Thin-Film Chip Fuse Features and Applications
Thin-film chip fuses offer rapid and reliable interruption of excessive current, typically opening within seconds under overload conditions. Available in a range of standard surface-mount sizes (0402 to 1206) and current ratings from a few hundred milliamperes to several amperes, they provide high breaking capacities suitable for low-voltage DC circuits. Their construction enables consistent performance, predictable fusing behavior, and stable characteristics over time.

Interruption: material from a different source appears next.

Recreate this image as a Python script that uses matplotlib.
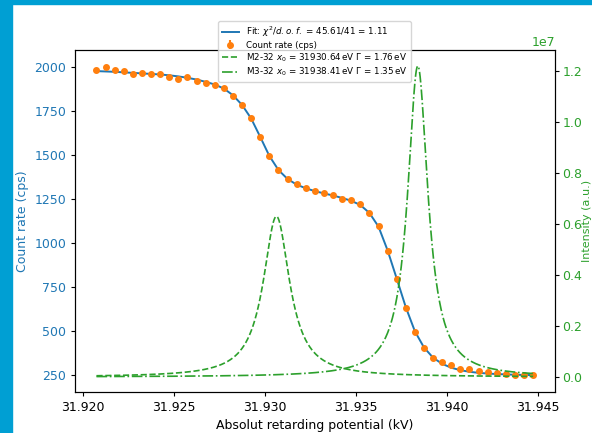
import numpy as np
import matplotlib.pyplot as plt
from matplotlib.patches import Rectangle

# Retarding potential steps (kV), 0.5 V apart
voltage = np.round(31.92075 + 0.0005 * np.arange(49), 5)

# Measured count rate (cps)
count_rate = [1983, 2002, 1983, 1979, 1962, 1968, 1960, 1960, 1947, 1935,
              1943, 1922, 1909, 1898, 1884, 1836, 1786, 1713, 1603, 1495,
              1416, 1367, 1337, 1312, 1297, 1286, 1274, 1252, 1246, 1221,
              1170, 1100, 957, 798, 634, 495, 405, 350, 328, 307,
              284, 284, 274, 267, 263, 256, 254, 250, 250]
count_err = 5

# Fitted model evaluated at the same potentials
fit_rate = [1979, 1977, 1975, 1972, 1969, 1966, 1963, 1960, 1955, 1949,
            1941, 1931, 1918, 1903, 1880, 1842, 1787, 1710, 1605, 1497,
            1417, 1366, 1334, 1313, 1297, 1284, 1272, 1258, 1242, 1218,
            1173, 1095, 960, 800, 637, 500, 408, 350, 315, 293,
            279, 270, 264, 260, 257, 255, 253, 252, 251]
chi2, dof = 45.61, 41

# Lorentzian line parameters: name, centre (eV), FWHM (eV), peak height (a.u.)
lines = [("M2-32", 31930.64, 1.76, 0.630e7, "--"),
         ("M3-32", 31938.41, 1.35, 1.220e7, "-.")]

plt.rcParams.update({
    "font.size": 9,
    "xtick.major.size": 3.2, "ytick.major.size": 3.2,
    "xtick.major.pad": 3.2, "ytick.major.pad": 3.2,
    "axes.labelpad": 3.5,
})

fig = plt.figure(figsize=(5.92, 4.33), dpi=100)
fig.patches.append(Rectangle((0, 0), 12 / 592, 1, transform=fig.transFigure,
                             color="#009fd3", zorder=-1))
fig.patches.append(Rectangle((0, 1 - 4 / 433), 1, 4 / 433, transform=fig.transFigure,
                             color="#009fd3", zorder=-1))

ax = fig.add_axes([75 / 592, 1 - 392 / 433, 480 / 592, 342 / 433])
ax2 = ax.twinx()

h_fit, = ax.plot(voltage, fit_rate, color="tab:blue", lw=1.4,
                 label=r"Fit: $\chi^2/d.o.f.$ = %.2f/%d = %.2f" % (chi2, dof, chi2 / dof))
h_dat = ax.errorbar(voltage, count_rate, yerr=count_err, fmt="o", ms=4,
                    color="tab:orange", label="Count rate (cps)")

xx = np.linspace(voltage[0], voltage[-1], 1500)
handles = [h_fit, h_dat]
for name, x0, gam, amp, ls in lines:
    d = (xx * 1000 - x0) / (gam / 2)
    h, = ax2.plot(xx, amp / (1 + d ** 2), ls, color="tab:green", lw=1.2,
                  label=r"%s $x_0$ = %.2f$\,$eV $\Gamma$ = %.2f$\,$eV" % (name, x0, gam))
    handles.append(h)

ax.set_xlim(31.91957, 31.94595)
ax.set_ylim(155, 2099)
ax2.set_ylim(-0.0588e7, 1.2824e7)
ax.set_xticks([31.920, 31.925, 31.930, 31.935, 31.940, 31.945])
ax.set_xticklabels(["31.920", "31.925", "31.930", "31.935", "31.940", "31.945"])

ax.set_xlabel("Absolut retarding potential (kV)")
ax.set_ylabel("Count rate (cps)", color="tab:blue")
ax2.set_ylabel("Intensity (a.u.)", color="tab:green", fontsize=8)
ax2.yaxis.set_label_coords((582 - 75) / 480, 0.5)
ax.tick_params(axis="y", labelcolor="tab:blue")
ax2.tick_params(axis="y", labelcolor="tab:green", pad=2.2)
ax2.yaxis.get_offset_text().set_color("tab:green")

fig.legend(handles=handles, loc="upper left", bbox_to_anchor=(218 / 592, 1 - 21 / 433),
           fontsize=6.3, labelspacing=0.2, borderaxespad=0, framealpha=0.8)

fig.savefig("out.png", dpi=100)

These devices are commonly employed for secondary, non-resettable protection where space is limited and fast action is required. Typical applications include portable and industrial equipment, Li-ion battery packs, LED drivers, and display or infotainment systems — anywhere a small, precise, and dependable overcurrent protection element is needed.
Understanding Fuse Operation
To understand how these fuses work, we’ll start with the basic principle: The heat energy (Q) generated in a conductor is given by the equation Q = I2Rt, where I is the current, R is the resistance, and t is the time. This is known as the Joule effect. A fuse makes use of this principle as a safety component that interrupts current when it exceeds a predefined level.